§ EXERCISE INSTRUCTIONS
Set down, exactly as written, the lines from the top of the data to the line that holds "ax = fig.add_axes([282", and omit the pictures.
%%
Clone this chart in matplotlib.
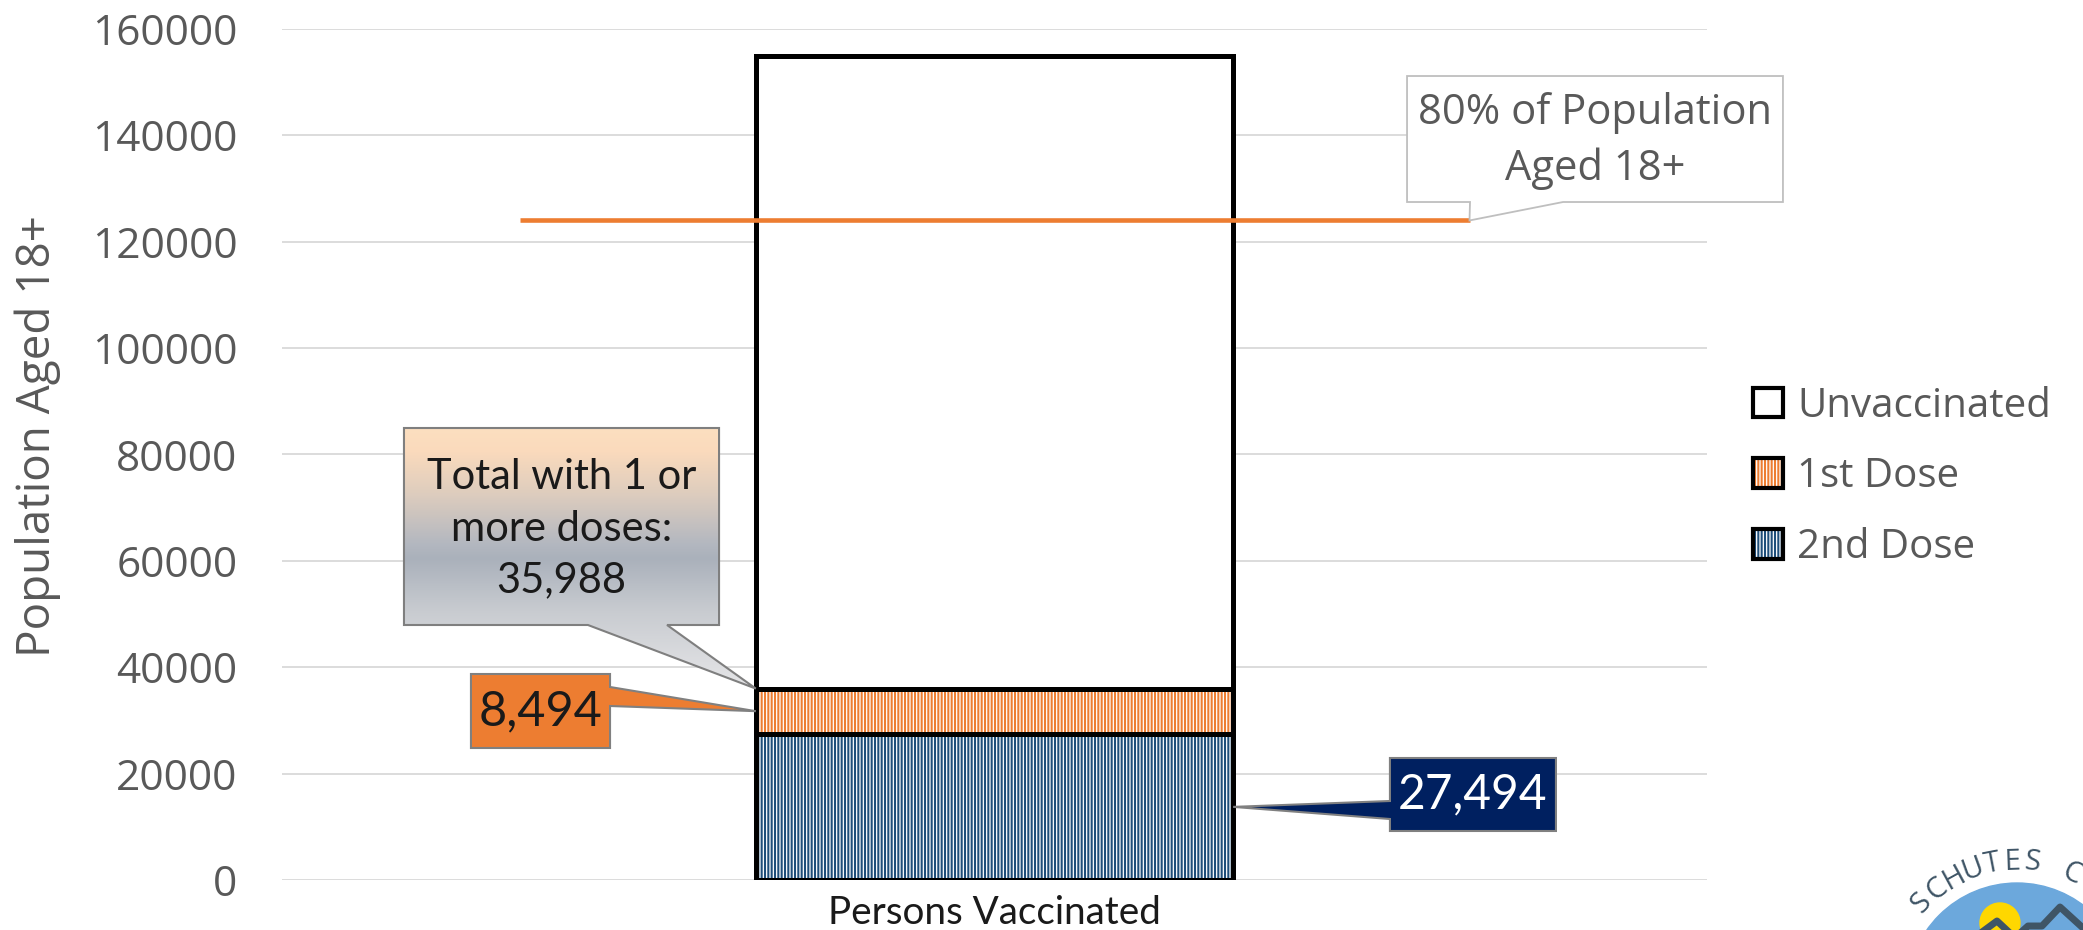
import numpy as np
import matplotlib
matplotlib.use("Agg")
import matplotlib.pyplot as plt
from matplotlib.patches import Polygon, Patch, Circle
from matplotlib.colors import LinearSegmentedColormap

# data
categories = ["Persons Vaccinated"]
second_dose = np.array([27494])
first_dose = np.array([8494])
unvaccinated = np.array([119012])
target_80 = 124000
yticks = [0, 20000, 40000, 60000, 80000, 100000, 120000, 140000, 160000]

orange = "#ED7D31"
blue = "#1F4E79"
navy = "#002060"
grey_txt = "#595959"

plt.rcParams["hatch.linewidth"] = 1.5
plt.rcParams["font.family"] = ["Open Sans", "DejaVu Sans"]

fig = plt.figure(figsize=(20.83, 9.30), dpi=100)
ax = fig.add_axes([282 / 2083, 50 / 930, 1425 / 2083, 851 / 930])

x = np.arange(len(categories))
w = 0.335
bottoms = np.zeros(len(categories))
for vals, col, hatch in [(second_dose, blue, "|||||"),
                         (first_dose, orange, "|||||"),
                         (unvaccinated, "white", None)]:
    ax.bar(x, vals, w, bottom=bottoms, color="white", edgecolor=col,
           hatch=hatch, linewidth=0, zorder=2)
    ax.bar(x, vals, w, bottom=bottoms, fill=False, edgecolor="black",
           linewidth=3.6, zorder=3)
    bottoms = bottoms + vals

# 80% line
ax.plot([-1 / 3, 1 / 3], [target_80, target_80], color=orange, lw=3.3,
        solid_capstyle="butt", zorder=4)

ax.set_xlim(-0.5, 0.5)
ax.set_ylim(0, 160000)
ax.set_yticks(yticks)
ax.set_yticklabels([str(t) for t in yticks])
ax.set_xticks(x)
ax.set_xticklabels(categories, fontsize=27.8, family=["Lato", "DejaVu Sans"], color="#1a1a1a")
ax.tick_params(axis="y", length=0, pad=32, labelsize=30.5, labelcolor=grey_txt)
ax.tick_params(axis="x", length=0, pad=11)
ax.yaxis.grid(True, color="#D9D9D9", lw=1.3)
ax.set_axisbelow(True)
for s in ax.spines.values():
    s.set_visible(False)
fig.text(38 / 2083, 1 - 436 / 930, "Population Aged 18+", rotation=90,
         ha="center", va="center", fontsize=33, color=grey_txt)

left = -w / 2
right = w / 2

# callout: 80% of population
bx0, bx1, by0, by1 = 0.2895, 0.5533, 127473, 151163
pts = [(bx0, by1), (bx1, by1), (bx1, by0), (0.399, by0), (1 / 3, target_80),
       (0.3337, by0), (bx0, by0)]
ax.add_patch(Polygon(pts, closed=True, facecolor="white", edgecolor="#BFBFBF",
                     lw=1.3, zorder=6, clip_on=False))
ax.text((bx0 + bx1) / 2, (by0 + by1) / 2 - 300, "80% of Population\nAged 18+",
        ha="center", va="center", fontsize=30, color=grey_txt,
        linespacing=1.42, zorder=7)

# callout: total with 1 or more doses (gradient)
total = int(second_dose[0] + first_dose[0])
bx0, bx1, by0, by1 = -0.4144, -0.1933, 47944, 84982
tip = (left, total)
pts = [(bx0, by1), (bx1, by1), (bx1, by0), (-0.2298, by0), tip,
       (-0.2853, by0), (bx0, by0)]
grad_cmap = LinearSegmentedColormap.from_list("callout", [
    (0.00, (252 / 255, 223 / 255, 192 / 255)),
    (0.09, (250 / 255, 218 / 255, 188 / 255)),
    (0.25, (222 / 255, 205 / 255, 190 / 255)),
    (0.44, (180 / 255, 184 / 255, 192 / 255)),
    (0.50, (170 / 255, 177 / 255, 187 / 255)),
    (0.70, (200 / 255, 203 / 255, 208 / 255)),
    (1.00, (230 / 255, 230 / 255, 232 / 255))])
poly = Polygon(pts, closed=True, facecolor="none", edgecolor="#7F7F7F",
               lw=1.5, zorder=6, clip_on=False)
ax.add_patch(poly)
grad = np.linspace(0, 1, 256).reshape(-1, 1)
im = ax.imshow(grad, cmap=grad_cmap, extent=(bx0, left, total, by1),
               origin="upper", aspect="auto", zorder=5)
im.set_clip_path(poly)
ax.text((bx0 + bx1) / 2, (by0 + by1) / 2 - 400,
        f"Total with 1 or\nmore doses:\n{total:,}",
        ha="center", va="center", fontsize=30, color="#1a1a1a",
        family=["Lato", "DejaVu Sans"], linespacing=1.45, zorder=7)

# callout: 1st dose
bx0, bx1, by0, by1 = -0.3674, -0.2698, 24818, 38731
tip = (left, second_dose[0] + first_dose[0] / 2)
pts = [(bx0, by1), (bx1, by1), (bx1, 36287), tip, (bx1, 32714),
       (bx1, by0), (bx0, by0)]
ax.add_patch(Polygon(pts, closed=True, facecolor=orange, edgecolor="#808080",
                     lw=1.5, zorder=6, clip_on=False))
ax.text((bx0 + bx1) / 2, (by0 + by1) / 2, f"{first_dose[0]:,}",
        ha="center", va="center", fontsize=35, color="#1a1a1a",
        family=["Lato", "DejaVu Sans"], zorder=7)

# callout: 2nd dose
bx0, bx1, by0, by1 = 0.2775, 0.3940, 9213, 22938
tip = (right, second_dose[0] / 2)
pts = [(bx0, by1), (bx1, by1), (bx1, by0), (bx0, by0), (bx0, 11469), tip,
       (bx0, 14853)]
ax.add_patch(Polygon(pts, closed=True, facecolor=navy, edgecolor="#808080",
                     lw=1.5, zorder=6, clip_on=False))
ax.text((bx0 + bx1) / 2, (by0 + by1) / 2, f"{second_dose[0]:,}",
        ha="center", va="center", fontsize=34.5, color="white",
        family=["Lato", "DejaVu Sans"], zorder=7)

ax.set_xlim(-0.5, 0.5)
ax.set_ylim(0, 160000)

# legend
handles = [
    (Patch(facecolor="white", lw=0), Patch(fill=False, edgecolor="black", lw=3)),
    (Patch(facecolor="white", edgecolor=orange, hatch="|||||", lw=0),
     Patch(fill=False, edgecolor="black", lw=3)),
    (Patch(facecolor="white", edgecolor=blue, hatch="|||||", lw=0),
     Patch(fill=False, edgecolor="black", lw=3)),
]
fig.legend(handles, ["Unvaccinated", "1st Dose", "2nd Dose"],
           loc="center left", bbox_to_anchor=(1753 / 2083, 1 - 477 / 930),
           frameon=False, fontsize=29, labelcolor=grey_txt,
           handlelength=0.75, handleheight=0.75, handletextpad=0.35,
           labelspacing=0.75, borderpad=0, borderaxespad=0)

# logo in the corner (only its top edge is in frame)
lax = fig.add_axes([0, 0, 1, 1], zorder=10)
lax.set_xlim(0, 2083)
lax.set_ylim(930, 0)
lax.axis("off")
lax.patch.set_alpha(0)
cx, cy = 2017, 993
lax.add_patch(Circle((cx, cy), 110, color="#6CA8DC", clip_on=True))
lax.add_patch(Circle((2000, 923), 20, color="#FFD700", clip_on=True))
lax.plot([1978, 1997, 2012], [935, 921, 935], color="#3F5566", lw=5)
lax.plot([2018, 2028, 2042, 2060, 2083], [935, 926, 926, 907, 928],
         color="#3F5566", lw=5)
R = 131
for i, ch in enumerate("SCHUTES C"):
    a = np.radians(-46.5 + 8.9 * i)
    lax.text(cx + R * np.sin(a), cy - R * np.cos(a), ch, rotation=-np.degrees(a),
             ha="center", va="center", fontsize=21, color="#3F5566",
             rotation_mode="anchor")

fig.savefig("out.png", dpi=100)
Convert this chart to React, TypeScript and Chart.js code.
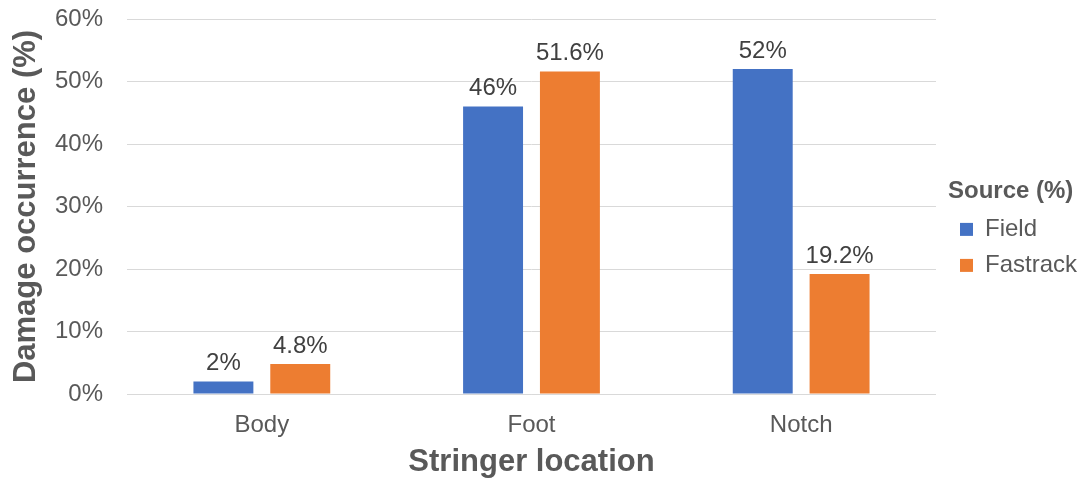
%%
§ FINAL RESULT
Clone this chart in matplotlib.
import numpy as np
import matplotlib
matplotlib.use("Agg")
import matplotlib.pyplot as plt
from matplotlib.patches import Polygon, Patch, Circle
from matplotlib.colors import LinearSegmentedColormap

# data
categories = ["Persons Vaccinated"]
second_dose = np.array([27494])
first_dose = np.array([8494])
unvaccinated = np.array([119012])
target_80 = 124000
yticks = [0, 20000, 40000, 60000, 80000, 100000, 120000, 140000, 160000]

orange = "#ED7D31"
blue = "#1F4E79"
navy = "#002060"
grey_txt = "#595959"

plt.rcParams["hatch.linewidth"] = 1.5
plt.rcParams["font.family"] = ["Open Sans", "DejaVu Sans"]

fig = plt.figure(figsize=(20.83, 9.30), dpi=100)
ax = fig.add_axes([282 / 2083, 50 / 930, 1425 / 2083, 851 / 930])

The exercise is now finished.